Global markets rallied yesterday on news that European leaders worked out a 11th hour agreement at the European Summit that buys more time for Greece to implement structural changes to their economy while holding down their rising debts. The markets cheered the progress that occurred in Brussels with a strong rally. The progress made by the EU removed much of the European uncertainty that had been weighing down the markets in August and September. The Dow closed yesterday up 340 points or 2.9% while the S&P 500 increased by 43 points or 3.4 %, and the Nasdaq rose 88 points or 3.5 %.

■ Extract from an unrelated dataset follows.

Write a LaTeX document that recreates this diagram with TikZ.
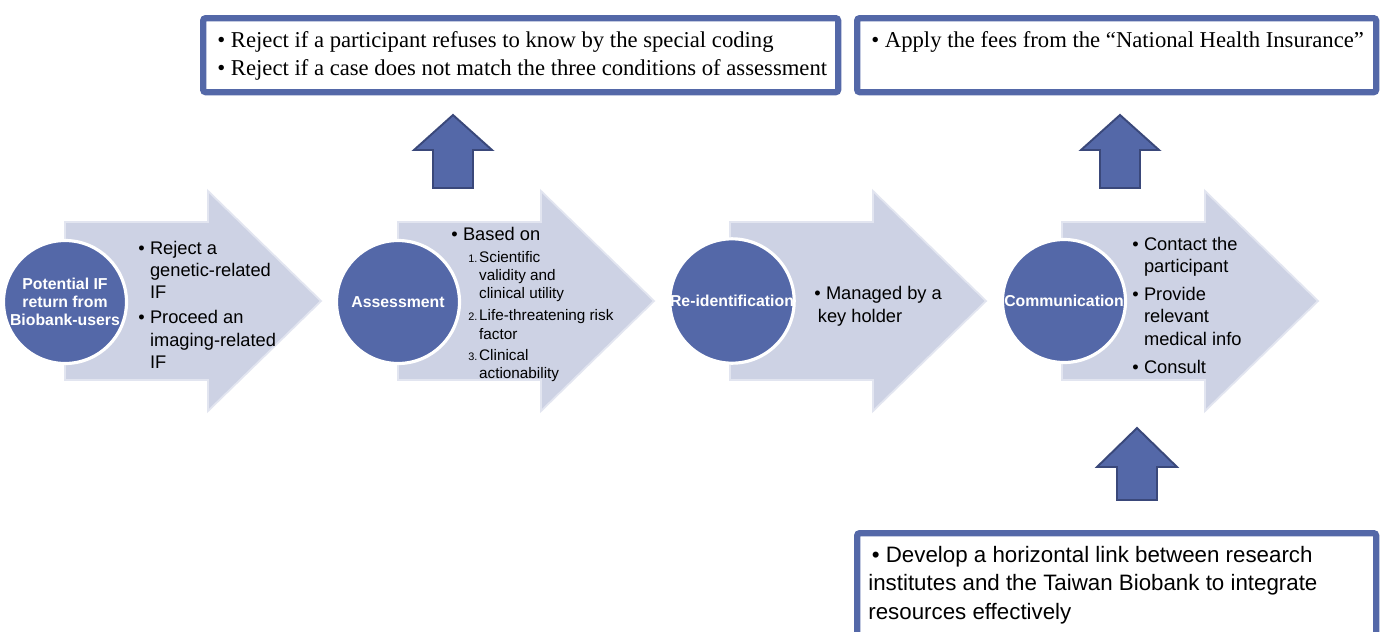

The closely watched EU plan for Greece includes European banks holding Greek bond debt writing down 50% of their losses. Europe’s leaders also pledged to increase their rescue fund’s (EFSF) capacity to 1.4 billion Euros. Meanwhile, the European Cental Bank (ECB) agreed to maintain their bond purchasing level and the U.S. based IMF gave assurances that they would provide Greece with 2.2 billion.
The European Banking Authority projects that European banks need to increase their capital requirements to 106 billion euros. Spanish banks are being required to raise 26.2 billion euros and Italian banks 14.8 billion euros. The deadline date to secure a plan for raising their capital requirement targets is December 25.
On Thursday in the United States better than expected GDP economic numbers revealed that the U.S. economy grew in 3Q to 2.5% which is a solid improvement over the 1.3 % level in 2Q. This GDP number shows that the U.S. economy is not shrinking or entering a recession. However, the fallout of the Great Recession from 2008-2010 which caused the U.S. unemployment level to swell to nearly 10% and the housing market to crash, is still not over. The unemployment level remains stubbornly high over 9% and the U.S. housing market continues to be fragile.
In November, the U.S. will re-visit their own debt and fiscal problems once again when the Super Committee, consisting of hand picked political leaders from both political parties in Washington D.C., will be asked to make some monumental decisions about how to develop a viable plan that tackles the looming U.S. debts.
For a tangible recovery to gain traction in the U.S., resulting in more jobs being created, the housing market, a major pillar of the U.S. economy, must recover. During every solid U.S. recovery in the past, the housing market and banking sector paved the way for the market to rebound.
On deck for the U.S. market on Friday:
More economic data will be unveiled on Friday morning that will provide a further glimpse into the health of the U.S. economy even though the released data won’t be quite as poignant and significant as yesterday’s GDP numbers. Friday’s economic data includes personal spending , personal income, and the Michigan consumer sentiment index.